Daha da ilginci, Tayfur Çiçek beni mahkemeye verdi. ‘Kamuoyunda hukuka uymayan biri gibi gösterdiğim, kanunlara aldırmayan biri olarak lanse ettiğim, hakaret ettiğim, küçük düşürdüğüm, saygınlığını zedelediğim bla bla bla…’ sebepleri ile savcılığa suç duyurusunda bulundular. Savcılığın kararı özetle şöyle oldu, ‘Haber doğru, kamu yararı var, bilgi ve belgeler gerçek’. Haydi buyurun. Yani ne demek istiyor, ‘Mahkeme durun demiş ama Tayfur Çiçek’in durmadığı doğru’ diyor. Şimdi beni şikayet ettikleri gerekçe ne, ‘Bu doğru değil, bizi suçlu gösteriyor’. Eeee? Savcılık haber doğru diyorsa demek ki Tayfur Çiçek suç işledi o dönemde. Peki yaptırımı ne oldu? HİÇ! Bu kararı veren savcılık kamu görevini unuttu mu, bana ne mi dedi bilemiyorum. Ama hiçbir soruşturma açılmadığı ortada. Dahası bu yönde vatandaşların savcılık makamına verilmiş dilekçeleri de var. Ama gelin görün ki hukuk süreci devam ederken, meclisten düzenlemeler geçti ve suç vasfı ortadan kalktı.
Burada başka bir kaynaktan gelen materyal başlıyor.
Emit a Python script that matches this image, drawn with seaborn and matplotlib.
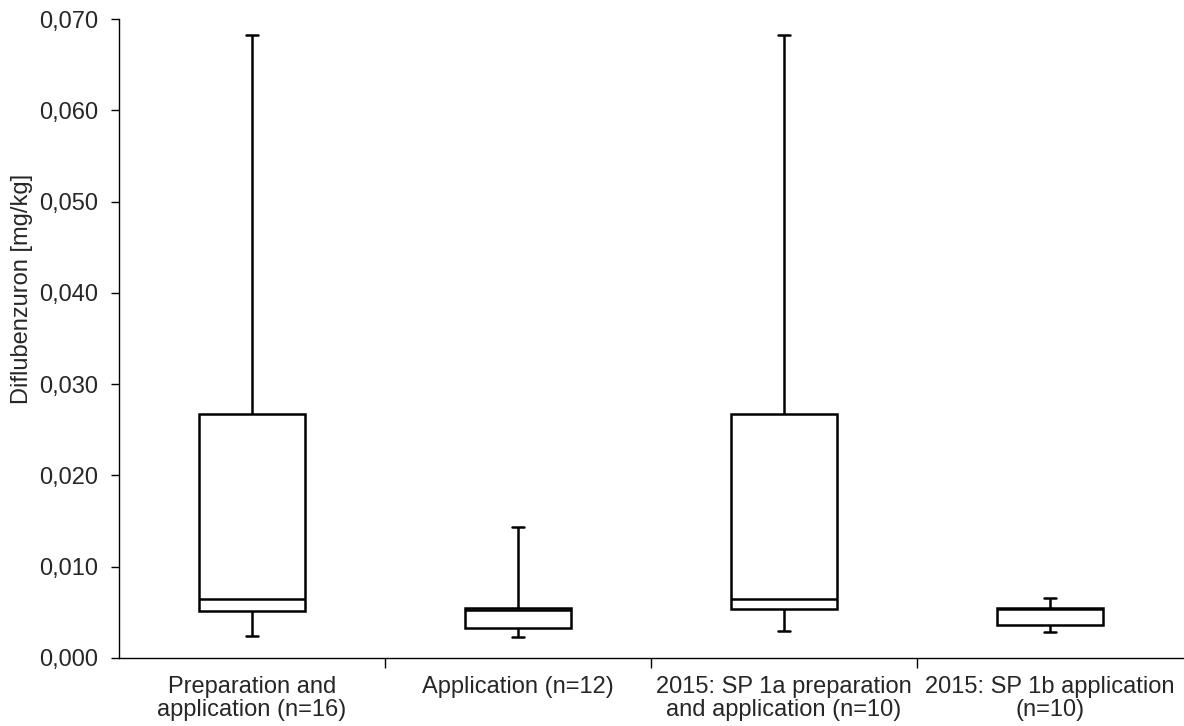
import matplotlib
matplotlib.use("Agg")
import matplotlib.pyplot as plt
import seaborn as sns
import pandas as pd
from matplotlib.ticker import FixedLocator, FuncFormatter

categories = ["Preparation and\napplication (n=16)",
              "Application (n=12)",
              "2015: SP 1a preparation\nand application (n=10)",
              "2015: SP 1b application\n(n=10)"]
# five-number summaries: min, q1, median, q3, max
mins    = [0.0024, 0.0023, 0.0030, 0.00285]
q1s     = [0.00515, 0.0033, 0.0054, 0.0036]
medians = [0.0065, 0.0053, 0.0065, 0.0054]
q3s     = [0.0267, 0.0055, 0.0267, 0.0055]
maxs    = [0.0683, 0.01435, 0.0683, 0.0066]
yticks = [0.0, 0.01, 0.02, 0.03, 0.04, 0.05, 0.06, 0.07]

rows = []
for c, a, b, m, d, e in zip(categories, mins, q1s, medians, q3s, maxs):
    for v in (a, b, m, d, e):
        rows.append({"cat": c, "val": v})
df = pd.DataFrame(rows)

sns.set_style("white")
plt.rcParams['font.family'] = ['Liberation Sans', 'DejaVu Sans']

fig = plt.figure(figsize=(11.84, 7.26), dpi=100)
ax = fig.add_axes([0.1005, 0.0937, 0.8985, 0.8801])

lw = 1.8
sns.boxplot(data=df, x="cat", y="val", order=categories, whis=(0, 100),
            width=0.4, color="white", linewidth=lw, linecolor="black",
            showfliers=False, capwidths=0.045, ax=ax,
            boxprops=dict(facecolor="white", edgecolor="black", linewidth=lw),
            medianprops=dict(color="black", linewidth=lw),
            whiskerprops=dict(color="black", linewidth=lw),
            capprops=dict(color="black", linewidth=lw))

fs = 17
ax.set_xlim(-0.5, 3.5)
ax.set_ylim(0, 0.070)
ax.set_yticks(yticks)
ax.yaxis.set_major_formatter(FuncFormatter(lambda v, p: f"{v:.3f}".replace(".", ",")))
ax.set_xlabel("")
ax.set_ylabel("Diflubenzuron [mg/kg]", fontsize=fs)
ax.yaxis.set_label_coords(-0.081, 0.577)
for s in ("top", "right"):
    ax.spines[s].set_visible(False)
for s in ("left", "bottom"):
    ax.spines[s].set_color("black")
    ax.spines[s].set_linewidth(1.0)
ax.tick_params(axis="y", which="major", direction="out", length=6, width=1.0,
               color="black", labelsize=fs, left=True, pad=9)
ax.tick_params(axis="x", which="major", length=0, labelsize=fs, pad=13)
for t in ax.get_xticklabels():
    t.set_linespacing(1.05)
ax.xaxis.set_minor_locator(FixedLocator([0.5, 1.5, 2.5]))
ax.tick_params(axis="x", which="minor", direction="out", length=7, width=1.0,
               color="black", bottom=True)
ax.grid(False)

fig.savefig("out.png", dpi=100)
Bununla kaldı mı peki? İzmir 1. Bölge İdare Mahkemesi gerekçeli kararı açıkladığında, ilk imar planıyla ilgili meclis kararını, bununla ilgili encümene verilen satış yetkisi kararını da iptal etti. Buraya kadar bir sorun yok. Tayfur Çiçek belediye meclisinde mahkeme süreci devam ederken yeni imar düzenlemelerini onaya sundu, muhalefet çekimser kaldı, karar yedi oyla geçti. Hemen aynı gün yeni satış kararını da meclise getirdi ama satış kararı reddedildi.
Şimdi, durum özetle şu. Yapılan inşaatlar için imar düzenlemeleri kararı tamam. Satış yetkisine ilişkin meclis kararı iptal durumda, yenisi de yok! Ama Tayfur Çiçek önceden aldığı ve mahkemece iptal edilen satış yetkisine istinaden yaptığı satışa atfen kalktı mülk sahiplerine tapularını teslim etti! Olan şu, yetkisi olmadığı halde, tapu teslimi yaptı. Satışlar iptal edilmesine rağmen tapuları verdi. Üstelik yeni bir satış yetkisi kararı, yeni bir ihale olmamasına rağmen.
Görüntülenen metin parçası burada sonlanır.